[Start of GIVEN MATERIAL]
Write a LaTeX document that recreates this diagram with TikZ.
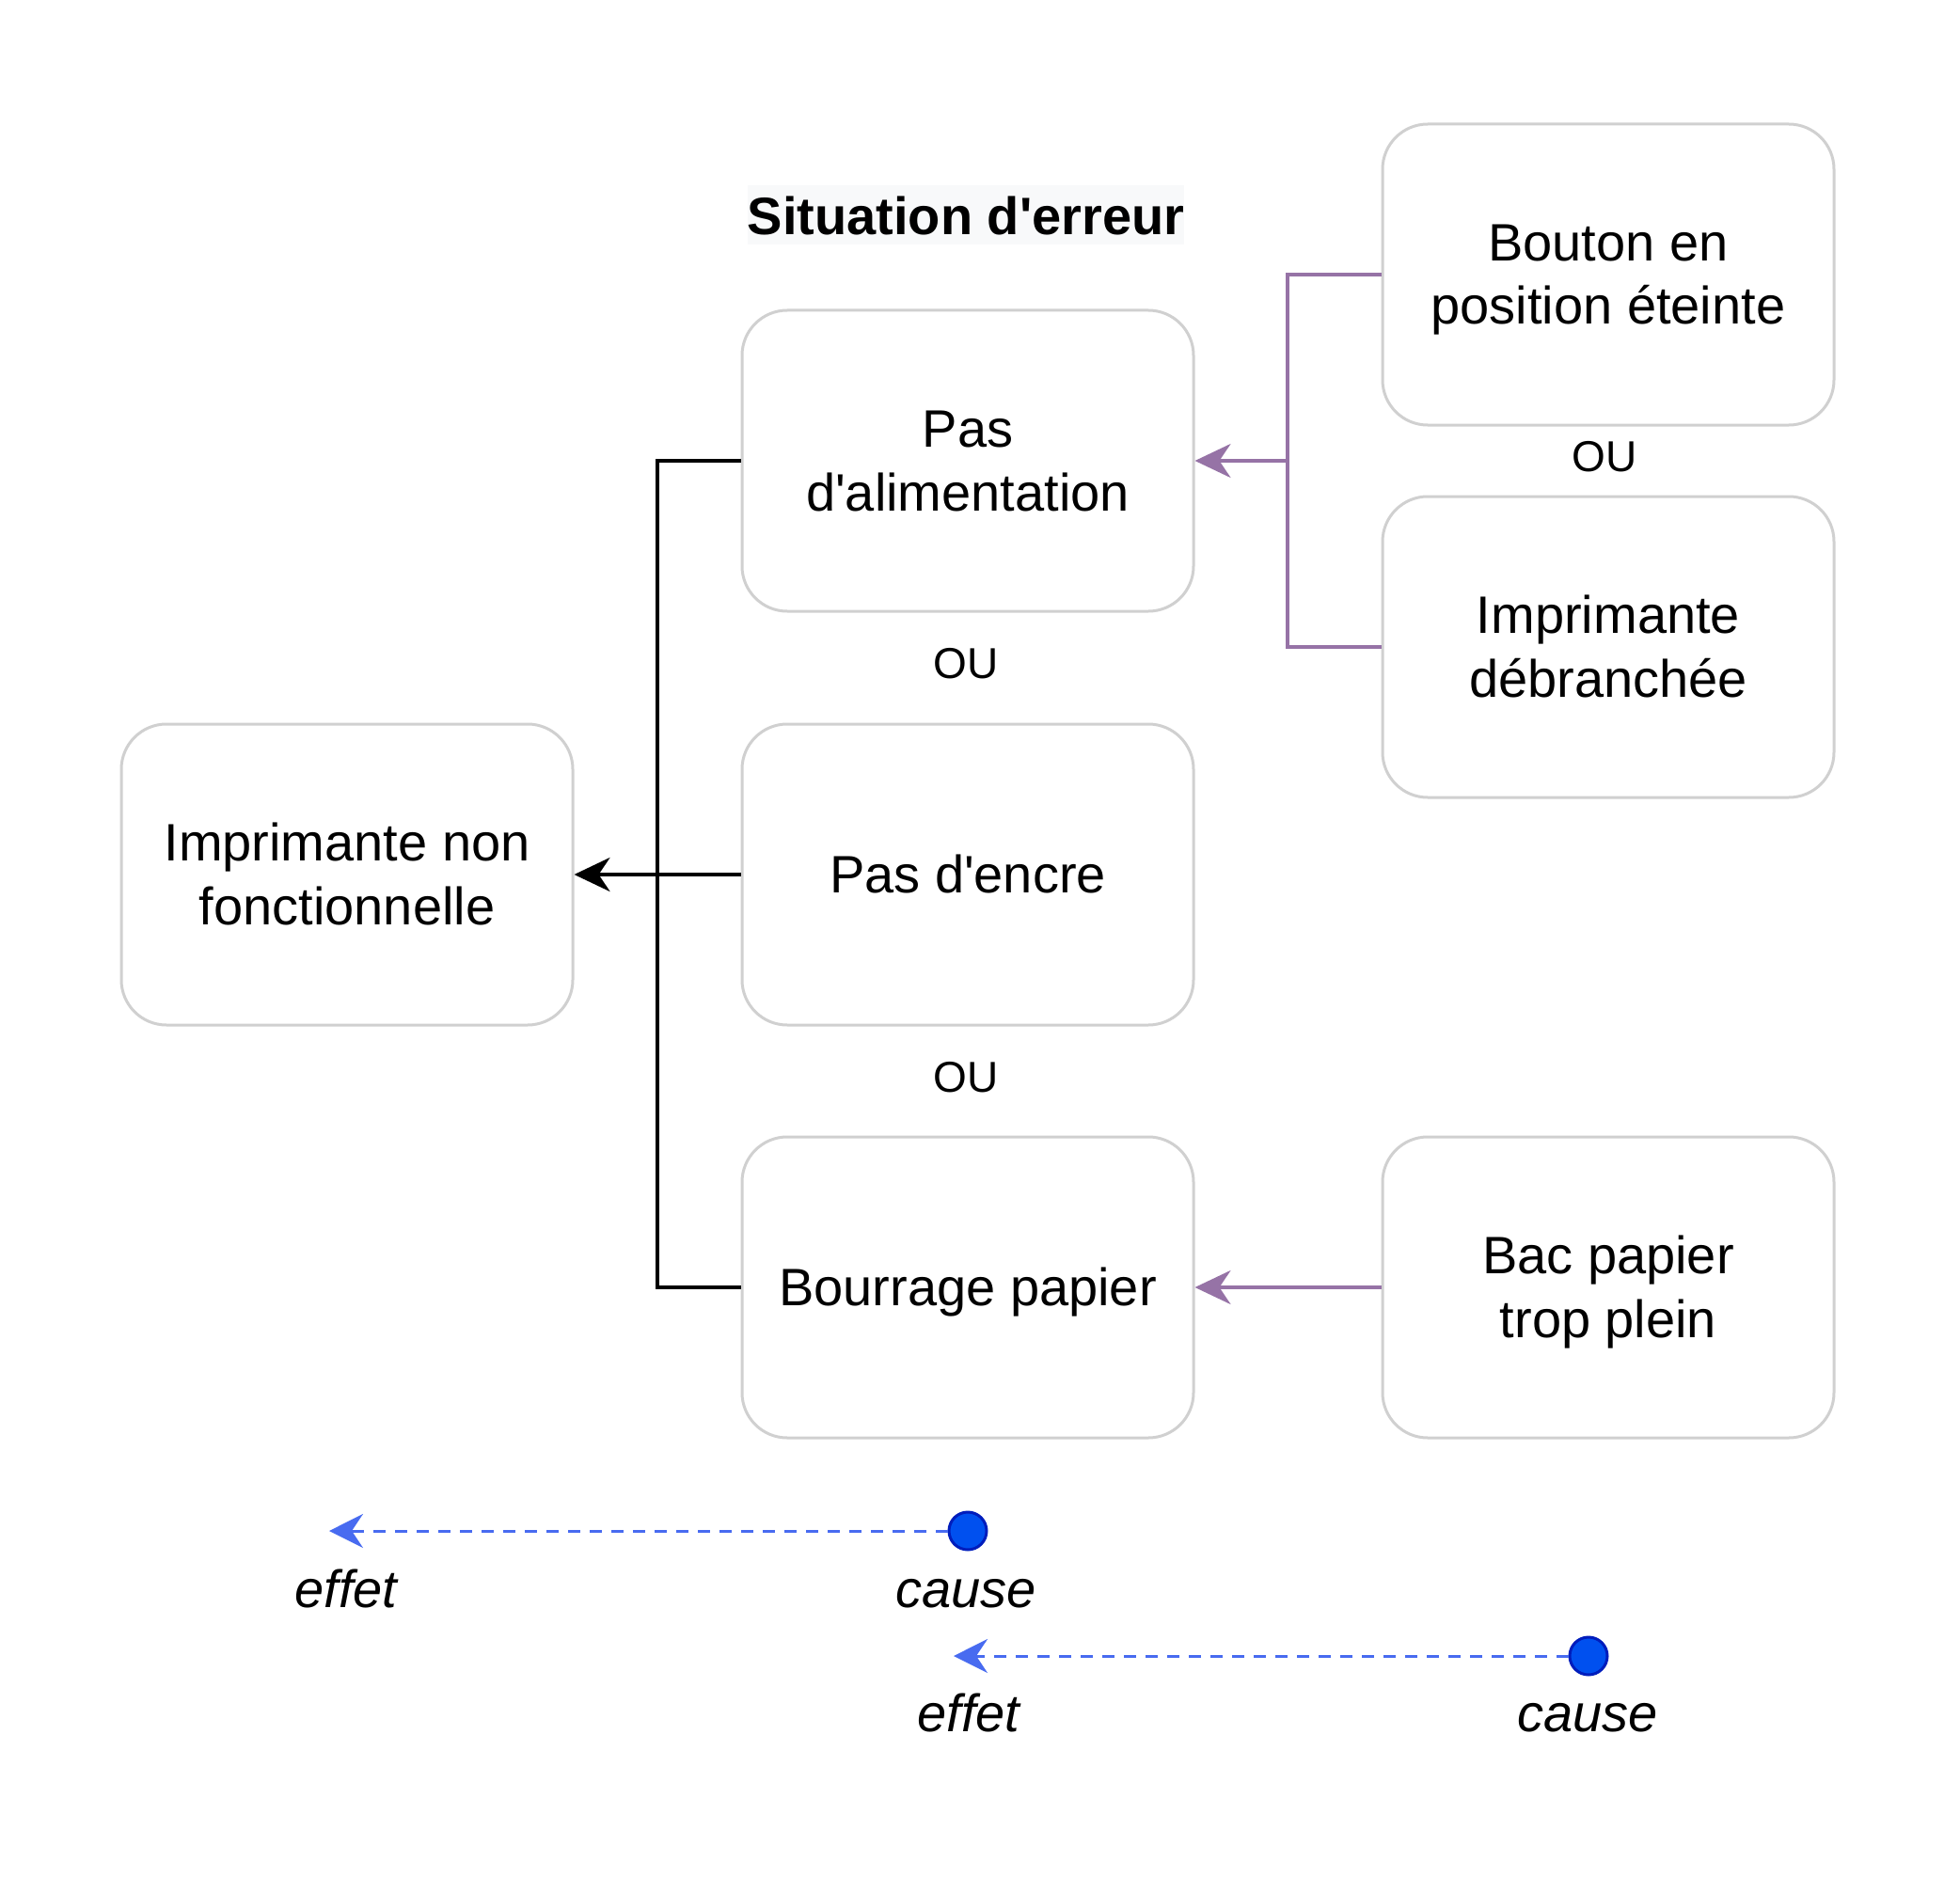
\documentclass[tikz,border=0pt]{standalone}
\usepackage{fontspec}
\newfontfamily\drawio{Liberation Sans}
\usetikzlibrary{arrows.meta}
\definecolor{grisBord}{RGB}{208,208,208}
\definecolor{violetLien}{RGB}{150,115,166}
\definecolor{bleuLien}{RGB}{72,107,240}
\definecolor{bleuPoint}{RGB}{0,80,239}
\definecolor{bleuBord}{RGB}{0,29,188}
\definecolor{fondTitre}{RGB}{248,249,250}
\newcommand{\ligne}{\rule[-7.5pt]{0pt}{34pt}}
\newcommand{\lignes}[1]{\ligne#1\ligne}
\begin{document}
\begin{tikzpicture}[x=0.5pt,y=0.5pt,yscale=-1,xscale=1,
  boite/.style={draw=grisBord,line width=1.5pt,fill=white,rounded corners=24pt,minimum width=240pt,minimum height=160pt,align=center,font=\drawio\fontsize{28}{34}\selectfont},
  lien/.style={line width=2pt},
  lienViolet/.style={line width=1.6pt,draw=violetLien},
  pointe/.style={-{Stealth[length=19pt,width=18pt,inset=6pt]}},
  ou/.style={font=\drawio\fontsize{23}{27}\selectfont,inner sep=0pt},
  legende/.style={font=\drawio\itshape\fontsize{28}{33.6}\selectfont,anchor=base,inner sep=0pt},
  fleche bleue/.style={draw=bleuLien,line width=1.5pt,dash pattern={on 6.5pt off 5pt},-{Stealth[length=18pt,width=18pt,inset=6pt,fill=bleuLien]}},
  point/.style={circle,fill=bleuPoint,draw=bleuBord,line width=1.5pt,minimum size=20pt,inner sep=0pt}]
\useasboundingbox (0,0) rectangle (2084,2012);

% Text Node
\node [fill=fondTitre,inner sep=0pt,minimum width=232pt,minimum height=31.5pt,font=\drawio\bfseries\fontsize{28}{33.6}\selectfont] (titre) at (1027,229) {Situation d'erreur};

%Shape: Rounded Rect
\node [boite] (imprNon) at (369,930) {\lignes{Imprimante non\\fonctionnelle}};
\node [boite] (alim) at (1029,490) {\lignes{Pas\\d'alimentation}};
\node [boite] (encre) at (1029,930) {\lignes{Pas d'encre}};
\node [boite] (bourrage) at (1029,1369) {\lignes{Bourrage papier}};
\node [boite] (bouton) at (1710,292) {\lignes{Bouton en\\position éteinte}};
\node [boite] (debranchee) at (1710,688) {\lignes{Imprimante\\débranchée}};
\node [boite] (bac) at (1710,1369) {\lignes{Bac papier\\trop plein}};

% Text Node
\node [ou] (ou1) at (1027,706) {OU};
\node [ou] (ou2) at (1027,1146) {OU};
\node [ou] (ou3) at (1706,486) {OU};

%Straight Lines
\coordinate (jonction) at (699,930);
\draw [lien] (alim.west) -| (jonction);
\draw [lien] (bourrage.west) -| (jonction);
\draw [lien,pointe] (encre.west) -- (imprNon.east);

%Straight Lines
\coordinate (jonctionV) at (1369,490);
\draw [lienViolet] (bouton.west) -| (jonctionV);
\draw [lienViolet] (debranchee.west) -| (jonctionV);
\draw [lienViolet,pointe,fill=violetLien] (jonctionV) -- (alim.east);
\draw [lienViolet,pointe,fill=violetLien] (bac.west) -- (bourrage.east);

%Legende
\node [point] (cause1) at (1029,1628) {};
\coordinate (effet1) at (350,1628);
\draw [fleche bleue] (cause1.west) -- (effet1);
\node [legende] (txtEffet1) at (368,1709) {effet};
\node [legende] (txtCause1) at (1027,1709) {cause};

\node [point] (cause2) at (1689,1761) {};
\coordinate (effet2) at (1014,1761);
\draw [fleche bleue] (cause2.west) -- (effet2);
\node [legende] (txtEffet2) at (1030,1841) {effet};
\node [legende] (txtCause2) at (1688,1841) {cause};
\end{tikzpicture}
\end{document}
[End of GIVEN MATERIAL]
Copy out the data above exactly, except the pictures.

Write a LaTeX document that recreates this diagram with TikZ.
\documentclass[tikz,border=0pt]{standalone}
\usepackage{fontspec}
\newfontfamily\drawio{Liberation Sans}
\usetikzlibrary{arrows.meta}
\definecolor{grisBord}{RGB}{208,208,208}
\definecolor{violetLien}{RGB}{150,115,166}
\definecolor{bleuLien}{RGB}{72,107,240}
\definecolor{bleuPoint}{RGB}{0,80,239}
\definecolor{bleuBord}{RGB}{0,29,188}
\definecolor{fondTitre}{RGB}{248,249,250}
\newcommand{\ligne}{\rule[-7.5pt]{0pt}{34pt}}
\newcommand{\lignes}[1]{\ligne#1\ligne}
\begin{document}
\begin{tikzpicture}[x=0.5pt,y=0.5pt,yscale=-1,xscale=1,
  boite/.style={draw=grisBord,line width=1.5pt,fill=white,rounded corners=24pt,minimum width=240pt,minimum height=160pt,align=center,font=\drawio\fontsize{28}{34}\selectfont},
  lien/.style={line width=2pt},
  lienViolet/.style={line width=1.6pt,draw=violetLien},
  pointe/.style={-{Stealth[length=19pt,width=18pt,inset=6pt]}},
  ou/.style={font=\drawio\fontsize{23}{27}\selectfont,inner sep=0pt},
  legende/.style={font=\drawio\itshape\fontsize{28}{33.6}\selectfont,anchor=base,inner sep=0pt},
  fleche bleue/.style={draw=bleuLien,line width=1.5pt,dash pattern={on 6.5pt off 5pt},-{Stealth[length=18pt,width=18pt,inset=6pt,fill=bleuLien]}},
  point/.style={circle,fill=bleuPoint,draw=bleuBord,line width=1.5pt,minimum size=20pt,inner sep=0pt}]
\useasboundingbox (0,0) rectangle (2084,2012);

% Text Node
\node [fill=fondTitre,inner sep=0pt,minimum width=232pt,minimum height=31.5pt,font=\drawio\bfseries\fontsize{28}{33.6}\selectfont] (titre) at (1027,229) {Situation d'erreur};

%Shape: Rounded Rect
\node [boite] (imprNon) at (369,930) {\lignes{Imprimante non\\fonctionnelle}};
\node [boite] (alim) at (1029,490) {\lignes{Pas\\d'alimentation}};
\node [boite] (encre) at (1029,930) {\lignes{Pas d'encre}};
\node [boite] (bourrage) at (1029,1369) {\lignes{Bourrage papier}};
\node [boite] (bouton) at (1710,292) {\lignes{Bouton en\\position éteinte}};
\node [boite] (debranchee) at (1710,688) {\lignes{Imprimante\\débranchée}};
\node [boite] (bac) at (1710,1369) {\lignes{Bac papier\\trop plein}};

% Text Node
\node [ou] (ou1) at (1027,706) {OU};
\node [ou] (ou2) at (1027,1146) {OU};
\node [ou] (ou3) at (1706,486) {OU};

%Straight Lines
\coordinate (jonction) at (699,930);
\draw [lien] (alim.west) -| (jonction);
\draw [lien] (bourrage.west) -| (jonction);
\draw [lien,pointe] (encre.west) -- (imprNon.east);

%Straight Lines
\coordinate (jonctionV) at (1369,490);
\draw [lienViolet] (bouton.west) -| (jonctionV);
\draw [lienViolet] (debranchee.west) -| (jonctionV);
\draw [lienViolet,pointe,fill=violetLien] (jonctionV) -- (alim.east);
\draw [lienViolet,pointe,fill=violetLien] (bac.west) -- (bourrage.east);

%Legende
\node [point] (cause1) at (1029,1628) {};
\coordinate (effet1) at (350,1628);
\draw [fleche bleue] (cause1.west) -- (effet1);
\node [legende] (txtEffet1) at (368,1709) {effet};
\node [legende] (txtCause1) at (1027,1709) {cause};

\node [point] (cause2) at (1689,1761) {};
\coordinate (effet2) at (1014,1761);
\draw [fleche bleue] (cause2.west) -- (effet2);
\node [legende] (txtEffet2) at (1030,1841) {effet};
\node [legende] (txtCause2) at (1688,1841) {cause};
\end{tikzpicture}
\end{document}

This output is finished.